▸ STATED EXERCISE: Take every line from the material that has the word "picture" in it.

▸ DATASET SECTION:
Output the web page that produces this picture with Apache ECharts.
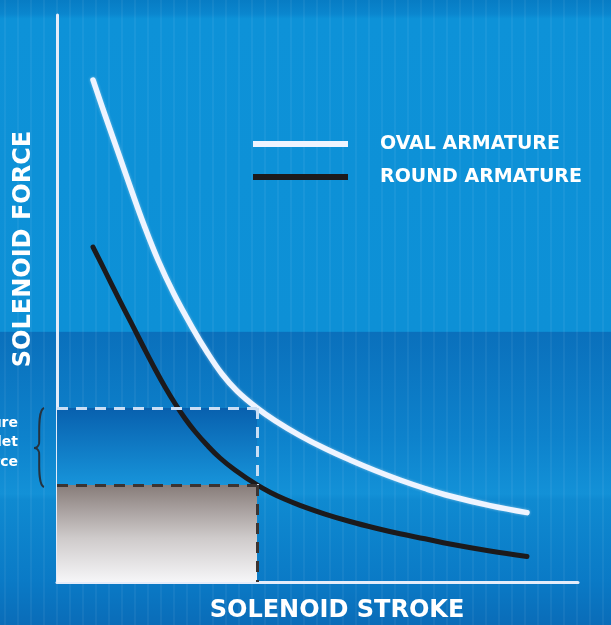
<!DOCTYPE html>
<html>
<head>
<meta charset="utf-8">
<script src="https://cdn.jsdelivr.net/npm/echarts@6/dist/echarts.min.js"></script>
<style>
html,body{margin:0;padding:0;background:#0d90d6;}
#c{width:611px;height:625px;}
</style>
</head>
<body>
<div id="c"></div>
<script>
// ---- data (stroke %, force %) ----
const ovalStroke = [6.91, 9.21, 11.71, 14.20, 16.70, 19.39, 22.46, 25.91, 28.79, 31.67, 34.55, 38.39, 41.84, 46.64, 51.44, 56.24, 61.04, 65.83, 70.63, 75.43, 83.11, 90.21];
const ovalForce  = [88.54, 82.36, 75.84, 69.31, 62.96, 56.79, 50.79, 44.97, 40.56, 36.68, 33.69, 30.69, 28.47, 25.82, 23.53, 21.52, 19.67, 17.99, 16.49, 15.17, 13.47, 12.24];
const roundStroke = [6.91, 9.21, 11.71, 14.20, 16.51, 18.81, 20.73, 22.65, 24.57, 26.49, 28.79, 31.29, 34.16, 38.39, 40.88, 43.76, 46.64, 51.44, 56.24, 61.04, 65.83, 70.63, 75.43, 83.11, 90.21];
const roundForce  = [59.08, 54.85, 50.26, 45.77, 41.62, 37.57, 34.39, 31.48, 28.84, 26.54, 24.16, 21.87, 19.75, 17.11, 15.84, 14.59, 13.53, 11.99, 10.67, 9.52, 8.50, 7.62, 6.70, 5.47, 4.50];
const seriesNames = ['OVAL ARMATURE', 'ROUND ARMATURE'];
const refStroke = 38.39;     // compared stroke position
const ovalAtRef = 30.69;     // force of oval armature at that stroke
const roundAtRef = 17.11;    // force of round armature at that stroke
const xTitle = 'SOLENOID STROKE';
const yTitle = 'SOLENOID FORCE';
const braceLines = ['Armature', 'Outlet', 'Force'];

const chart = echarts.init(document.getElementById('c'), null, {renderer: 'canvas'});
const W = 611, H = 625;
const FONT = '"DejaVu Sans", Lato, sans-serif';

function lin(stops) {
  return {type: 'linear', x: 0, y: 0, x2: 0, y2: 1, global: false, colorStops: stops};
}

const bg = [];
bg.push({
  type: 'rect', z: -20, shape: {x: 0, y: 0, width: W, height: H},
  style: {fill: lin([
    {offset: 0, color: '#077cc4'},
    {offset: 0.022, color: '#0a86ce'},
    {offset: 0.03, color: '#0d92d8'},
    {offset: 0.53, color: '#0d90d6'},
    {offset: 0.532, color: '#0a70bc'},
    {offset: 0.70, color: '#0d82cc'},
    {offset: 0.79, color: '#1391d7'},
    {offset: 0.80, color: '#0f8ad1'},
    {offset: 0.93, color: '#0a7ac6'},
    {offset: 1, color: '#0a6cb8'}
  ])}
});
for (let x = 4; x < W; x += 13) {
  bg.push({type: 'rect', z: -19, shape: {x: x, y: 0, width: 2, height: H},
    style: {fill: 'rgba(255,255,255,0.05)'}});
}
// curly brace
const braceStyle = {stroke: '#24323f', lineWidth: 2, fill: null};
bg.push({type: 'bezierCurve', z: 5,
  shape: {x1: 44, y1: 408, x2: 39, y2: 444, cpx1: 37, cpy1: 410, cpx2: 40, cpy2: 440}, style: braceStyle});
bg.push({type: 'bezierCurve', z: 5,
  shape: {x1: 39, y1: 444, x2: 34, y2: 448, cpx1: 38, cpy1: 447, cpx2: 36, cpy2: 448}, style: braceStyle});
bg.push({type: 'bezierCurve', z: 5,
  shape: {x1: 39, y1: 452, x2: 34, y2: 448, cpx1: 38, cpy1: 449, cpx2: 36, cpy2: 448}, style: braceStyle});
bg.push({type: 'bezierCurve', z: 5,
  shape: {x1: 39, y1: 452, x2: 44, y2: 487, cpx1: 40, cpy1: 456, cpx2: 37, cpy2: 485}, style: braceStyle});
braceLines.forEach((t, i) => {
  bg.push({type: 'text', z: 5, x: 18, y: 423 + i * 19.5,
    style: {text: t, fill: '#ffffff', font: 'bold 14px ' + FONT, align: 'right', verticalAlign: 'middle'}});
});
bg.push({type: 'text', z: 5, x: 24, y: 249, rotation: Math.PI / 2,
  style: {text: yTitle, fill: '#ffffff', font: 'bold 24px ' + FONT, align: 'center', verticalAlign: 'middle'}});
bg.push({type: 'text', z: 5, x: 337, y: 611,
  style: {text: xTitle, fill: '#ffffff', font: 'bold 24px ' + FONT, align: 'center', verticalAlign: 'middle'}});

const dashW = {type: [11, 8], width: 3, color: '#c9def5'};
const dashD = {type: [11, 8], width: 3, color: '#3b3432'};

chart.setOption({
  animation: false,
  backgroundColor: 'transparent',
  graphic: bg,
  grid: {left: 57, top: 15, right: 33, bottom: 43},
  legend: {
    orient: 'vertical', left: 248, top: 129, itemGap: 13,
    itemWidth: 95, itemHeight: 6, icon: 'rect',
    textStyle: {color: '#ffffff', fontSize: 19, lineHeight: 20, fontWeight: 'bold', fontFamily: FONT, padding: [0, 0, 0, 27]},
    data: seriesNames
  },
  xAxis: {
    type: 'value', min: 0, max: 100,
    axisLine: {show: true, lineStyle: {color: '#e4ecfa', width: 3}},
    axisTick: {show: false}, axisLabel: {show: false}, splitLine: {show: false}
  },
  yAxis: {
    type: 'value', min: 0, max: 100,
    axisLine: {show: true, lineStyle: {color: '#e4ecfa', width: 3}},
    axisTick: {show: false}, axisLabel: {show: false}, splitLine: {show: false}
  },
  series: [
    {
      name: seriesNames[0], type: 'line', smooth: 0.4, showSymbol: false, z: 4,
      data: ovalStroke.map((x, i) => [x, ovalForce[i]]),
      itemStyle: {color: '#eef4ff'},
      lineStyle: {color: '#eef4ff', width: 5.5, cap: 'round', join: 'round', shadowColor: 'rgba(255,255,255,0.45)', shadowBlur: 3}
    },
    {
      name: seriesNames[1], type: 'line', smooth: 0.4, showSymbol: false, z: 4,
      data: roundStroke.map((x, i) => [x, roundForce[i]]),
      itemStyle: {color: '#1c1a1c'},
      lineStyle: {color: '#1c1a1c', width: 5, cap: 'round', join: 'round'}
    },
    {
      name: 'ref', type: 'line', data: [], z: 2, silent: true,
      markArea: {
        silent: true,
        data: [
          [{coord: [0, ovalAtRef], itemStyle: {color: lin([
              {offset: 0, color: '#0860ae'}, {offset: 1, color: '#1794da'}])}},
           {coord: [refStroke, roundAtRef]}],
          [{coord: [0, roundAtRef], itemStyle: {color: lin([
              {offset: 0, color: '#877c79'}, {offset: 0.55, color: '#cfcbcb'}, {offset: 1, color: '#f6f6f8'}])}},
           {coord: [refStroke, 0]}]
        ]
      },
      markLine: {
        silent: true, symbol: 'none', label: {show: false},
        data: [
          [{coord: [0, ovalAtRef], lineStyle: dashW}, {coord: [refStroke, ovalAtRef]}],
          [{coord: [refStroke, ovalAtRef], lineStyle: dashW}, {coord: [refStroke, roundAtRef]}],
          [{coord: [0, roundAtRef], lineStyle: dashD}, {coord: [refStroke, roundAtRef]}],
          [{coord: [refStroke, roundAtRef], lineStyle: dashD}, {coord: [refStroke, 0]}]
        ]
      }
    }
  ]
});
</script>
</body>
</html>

▸ ANSWER IN FULL:
Output the web page that produces this picture with Apache ECharts.

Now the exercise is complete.